O governo argentino tem pressionado o Brasil a aumentar a vazão da hidrelétrica binacional de Itaipu, o que poderia ajudar a elevar o nível do Rio Paraná e facilitar o escoamento da safra de grãos do país vizinho em um momento de forte seca, disseram à Reuters três fontes especializadas no assunto.
A iniciativa surgiu após a constatação de que a falta de chuvas havia diminuído, ao menor nível em uma década, as águas do rio que é utilizado para o transporte de cargas na Argentina. Isso exigiu a utilização de mais navios para carregar o mesmo volume de soja ou milho, por exemplo.
Mas a demanda do país vizinho, que entra agora no pico da colheita de grãos, ocorre no momento em que o Brasil busca guardar água nos reservatórios hidrelétricos para atravessar o chamado “período seco” na região dos lagos das usinas, que vai de maio ao final de outubro.
O pleito tem sido negociado pelo Ministério das Relações Exteriores da Argentina junto ao Itamaraty e ao Operador Nacional do Sistema Elétrico (ONS), responsável por gerenciar o acionamento de usinas para atendimento à demanda por energia, afirmou uma das fontes, que falou sob a condição de anonimato.
O Paraguai também participa das conversas, uma vez que é sócio do Brasil na usina, instalada próxima à tríplice fronteira entre os países. “Esse tema é sensível e envolve os três países. Haverá nova rodada de negociações”, disse a fonte.
O problema nas conversas, no entanto, é que técnicos do setor de energia no Brasil avaliam que a pressão da Argentina poderia atrapalhar a recuperação dos lagos das hidrelétricas do país após anos de precipitações insuficientes para encher os reservatórios.
“Estamos recuperando o armazenamento até o final de abril. Esse papo dos argentinos é um desejo”, declarou à Reuters uma fonte do setor elétrico que também pediu anonimato.

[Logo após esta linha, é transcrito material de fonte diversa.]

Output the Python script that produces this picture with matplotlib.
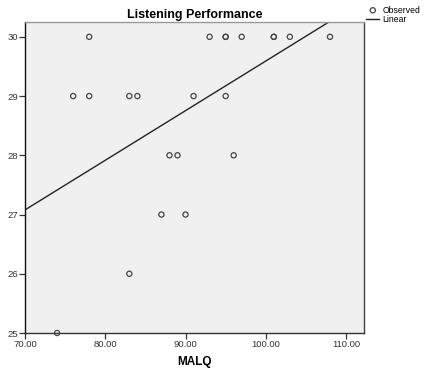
import numpy as np
import matplotlib.pyplot as plt

plt.rcParams['font.family'] = ['Liberation Sans', 'DejaVu Sans']

# observed points (MALQ, listening score)
malq = [78, 93, 95, 95, 97, 101, 101, 103, 108,
        76, 78, 83, 84, 91, 95,
        88, 89, 96,
        87, 90,
        83,
        74]
listening = [30, 30, 30, 30, 30, 30, 30, 30, 30,
             29, 29, 29, 29, 29, 29,
             28, 28, 28,
             27, 27,
             26,
             25]

x_ticks = [70, 80, 90, 100, 110]
y_ticks = [25, 26, 27, 28, 29, 30]

fig = plt.figure(figsize=(4.25, 3.7), dpi=100)
ax = fig.add_axes([0.0588, 0.1, 0.797, 0.8405])
ax.set_facecolor('#f0f0f0')

ax.scatter(malq, listening, s=14, facecolors='none', edgecolors='#444444',
           linewidths=0.9, zorder=3, clip_on=False, label='Observed')

slope, intercept = np.polyfit(malq, listening, 1)
xs = np.array([70, 112.2])
ax.plot(xs, intercept + slope * xs, color='#222222', linewidth=1.0, label='Linear')

ax.set_xlim(70, 112.2)
ax.set_ylim(25, 30.25)
ax.set_xticks(x_ticks)
ax.set_xticklabels([f"{v:.2f}" for v in x_ticks])
ax.set_yticks(y_ticks)
ax.tick_params(labelsize=6.8, length=4, width=0.9, colors='#333333', pad=1)

ax.spines['left'].set_color('#111111')
ax.spines['bottom'].set_color('#333333')
ax.spines['right'].set_color('#444444')
ax.spines['top'].set_color('#999999')
for s in ax.spines.values():
    s.set_linewidth(1.0)

ax.set_title("Listening Performance", fontsize=9, fontweight='bold', pad=3)
ax.set_xlabel("MALQ", fontsize=8.5, fontweight='bold', labelpad=5)

fig.legend(loc='upper left', bbox_to_anchor=(0.862, 0.985), frameon=False,
           fontsize=6.2, handlelength=1.5, handletextpad=0.35, labelspacing=0.1,
           borderaxespad=0, borderpad=0)

fig.savefig("out.png", dpi=100)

Apesar de chuvas melhores no Brasil neste ano, o Sul do país, onde fica Itaipu, sofre com a mesma seca que assola os argentinos, o que deixa os níveis dos reservatórios na região em nível abaixo do registrado no ano passado e ainda não considerado confortável.
Além disso, Itaipu não tem precisado operar a plena capacidade até o momento, devido à forte redução da demanda por energia em função da pandemia do Coronavírus. Assim, uma eventual ajuda aos vizinhos poderia envolver a liberação de água pelo vertedouro sem geração de energia, o que é visto como desperdício entre técnicos da área de energia, afirmou uma terceira fonte.
“Estamos abaixo do normal. Como com reservatório menor vai verter água?”, disse a fonte, acrescentando que tal manobra, tecnicamente, seria como “desperdiçar dólar pelo vertedouro”.
A falta de alinhamento entre os governos do presidente argentino Alberto Fernandez, de esquerda, e do brasileiro Jair Bolsonaro, de extrema-direita, também não deve contribuir, assim como a disputa entre os países por exportações de grãos.
Enquanto o Brasil é maior exportador global de soja e o segundo em milho, a Argentina é a maior exportadora de farelo de soja, sendo também uma das principais fornecedoras globais de milho e soja. “Eles fariam isso para a gente?”, questionou a terceira fonte, sobre o pleito dos vizinhos.
Procurado, o Ministério das Relações Exteriores do Brasil não respondeu a um pedido de comentário. O Operador Nacional do Sistema Elétrico (ONS) e Itaipu também não puderam comentar de imediato.
O Rio Paraná é a principal via de exportação de grãos da Argentina, de onde se originam embarques do porto de Rosário até o Oceano Atlântico.
Segundo o gerente da Câmara de Atividades Portuárias e Marítimas, Guillermo Wade, o menor nível das águas tem feito com que embarcações precisem deixar o porto com menos grãos, em um navio Panamax, que geralmente zarpa dos portos argentinos com 50.000 a 55.000 toneladas, e isso provoca uma redução de cerca de 7.500 toneladas na capacidade de carga com as atuais condições do rio.